RECENSIONE SOLDADO – UN SEQUEL DISTANTE

Mettiamo subito in chiaro una cosa: Soldado (Sicario: Day of The Soldado) non ha nulla da spartire con il suo predecessore. Anzi, l’aver sponsorizzato la pellicola firmata Stefano Sollima (possiamo definirlo orgogliosamente nostro?) come sequel dell’acclamato Sicario rischia di fuorviare sulla natura di questo atteso film. Taylor Sheridan, già autore del primo capitolo e dei notevoli Hell or High Water e Wind River, estrapola una costola dal predecessore del 2015 per ampliarne il discorso – quello dell’aspra frontiera USA-Messico come crocevia di portati ideologici e personali.

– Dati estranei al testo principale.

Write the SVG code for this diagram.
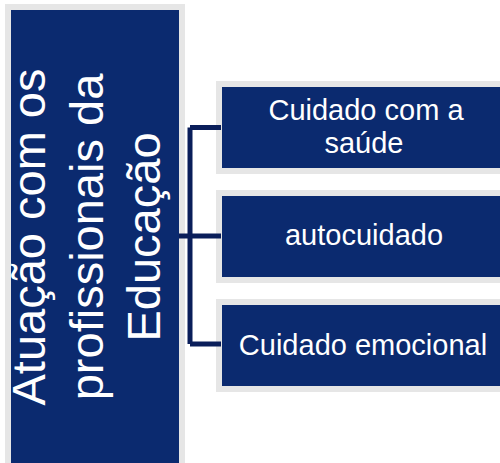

Stavolta Sheridan parte da presupposti ancora più politici, dal mescolarsi di due nemici (fobie) giurati degli USA, il terrorismo e i cartelli della droga. Tornano il cinico agente della CIA Matt Graver (Josh Brolin) e il suo letale mastino Alejandro Gillick (Benicio del Toro), chiamati a “scatenare una guerra” mettendo i trafficanti uno contro l’altro nel tentativo di farli sterminare a vicenda. I due interpreti vanno a prendersi sempre più spazio sullo schermo, imprimendo l’intreccio di una differente e distorta caratura morale. E già qui si registra il netto cambio di passo di Sheridan, che eliminando un personaggio come Kate di Emily Blunt, fondamentale nel capitolo diretto da Denis Villeneuve, taglia fuori uno specchio riflessivo nel quale vorticavano, strutturandosi, tutti gli altri protagonisti della narrazione.

Nonostante Brolin (che annata incredibile per lui) e Del Toro abbiano acquisito maggior consapevolezza nei loro ruoli, i loro personaggi non riescono a restituire lo spessore sfaccettato che li contraddistingueva in Sicario, dove, appunto, il confronto con Kate donava una tridimensionalità che in Soldado si appiattisce. I nuovi personaggi (interpretati dai giovani Isabela Moner e Elijah Rodriguez) posti come metro morale non riescono ad apportare abbastanza caratterizzazione. Complice una sceneggiatura non solida come in passato, dove Sheridan dilata eccessivamente gli archi narrativi, in particolar modo nel terzo atto, portando ad indebolire l’intera impalcatura. Sicario era una pellicola tesa e muscolare, la quale sapeva calibrare ottimamente i tempi del respiro dello spettatore. Soldado alterna invece sequenze al cardiopalma ad altre ingiustificatamente troppo sfibrate, dove la tensione nervosa scivola via invece di essere accuratamente stimolata.

In questo solco emerge la personalità di uno splendido regista come Sollima, che acciuffa per i capelli le parti in cui il ritmo narrativo rischia di divenire troppo compassato. Da Roma a Hollywood con fur(am)ore, passando per Gomorra e Suburra, quando un regista abile viene messo davanti ai potenti mezzi americani questo si gongola e si diverte. E dal divertimento dietro la mdp scaturiscono scene d’azione lucide, inseguimenti splendidamente ritmati e sparatorie mai confusionarie, queste sì all’altezza dell’ingombrante predecessore. Sollima mantiene sempre il focus della situazione, estrapolando il cuore più “action” dalle pagine di Sheridan e assestando la struttura quando l’autore sembra concedersi un po’ troppo.

In attesa del capitolo conclusivo della trilogia di Graver & Gillick, già annunciato, Soldado rimane un tuttavia valido action movie, che sarebbe stato meglio non caricare di una eredità così distante.